Scott Butcher, one of the Society for Marketing Professional Services (SMPS) leaders, has published a worthy article about AEC branding for the Engineering News-Record’s Marketropolis blog
The branding concept, amazingly, eluded me for many years, even after I started, established, and expanded a publishing business for the AEC community. (I saw the world — and still mostly do — through a journalist’s eyes, not a marketer’s, even though our business depends on advertising sales for most of its revenue and so has a very real place in the industry’s marketing ecosystem.)
It took me some time to grapple with the concept of the brand — and how perception and reality shape decisions. Effective branding reduces sales risk and allows you to enhance your margins — you can charge more for the “same” thing because of the perceived value. Marketing gurus spend a lot of time exploring branding, because, they assert, it is the foundation of effective achievements in the field.

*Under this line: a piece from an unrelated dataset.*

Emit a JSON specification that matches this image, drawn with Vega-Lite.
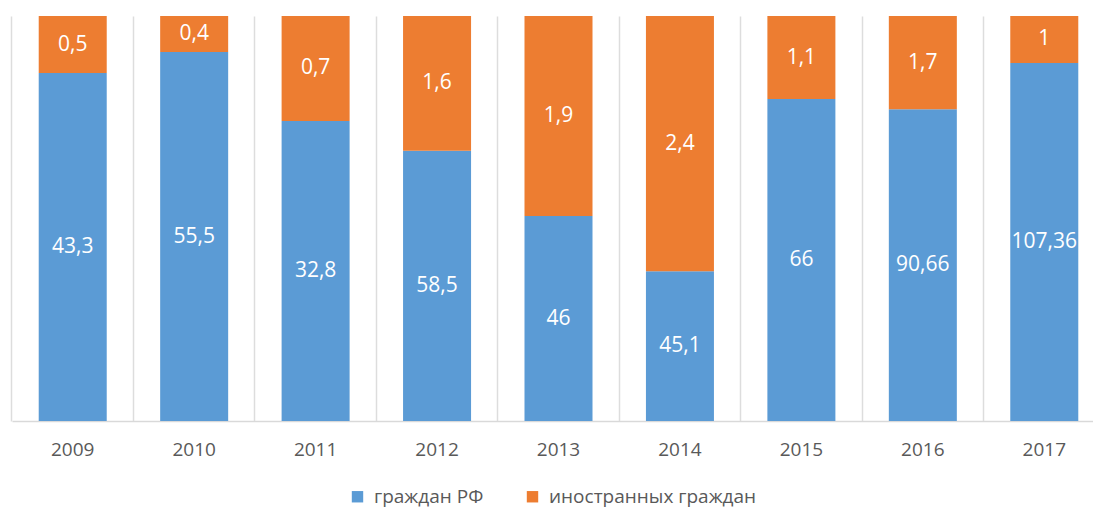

But how do you get branding right? Here, Butcher’s article — and my book about AEC marketing — provide some inights.
Your company’s brand is your culture and history. It is the place you occupy in the market, and the perception that clients, prospects, and employees have of your firm. It is marketing and operations and customer service. It is the reason why clients hire you and potential employees seek you out. It is the foundation upon what almost everything in your firm is built.
But it is not just a logo nor something only the purview of the marketing department. It must align with your firm is and where you are going. It has to be dynamic and cultural, and must speak to your stakeholders.
Whether you realize it or not, your company already has a brand. My favorite definition of brand is “what someone says about your behind your back.” And while this comment was referring to personal brand, it just as easily equates to company brands. What do current clients and employees say about your company? What about prospects and vendors and competitors? That is your brand.
And if your brand is not positive, you’ve got some work to do! In fact, a neutral or lesser-known brand is far more preferable to a negative brand.
My own take on branding is that it generally is created through your client service/experience, and your employee/client relationships. In other words, if your team works so well that clients are both amazed by your company’s expertise and service, and enjoy the experience of working with you, your brand will undoubtedly be healthy.
No amount of advertising, pushy selling, dressy marketing, or fancy logo design can overcome a bad client experience; and all the marketing tools of the trade are only helpful in boosting and promoting what is good. Accordingly, the advice: get your house in order and enhance your client/employee experience before worrying about external marketing, rings true.
Once you have things right, of course, solid marketing can enhance, elaborate, and improve the experience and effectiveness. If you have a great story to share, others will want to listen.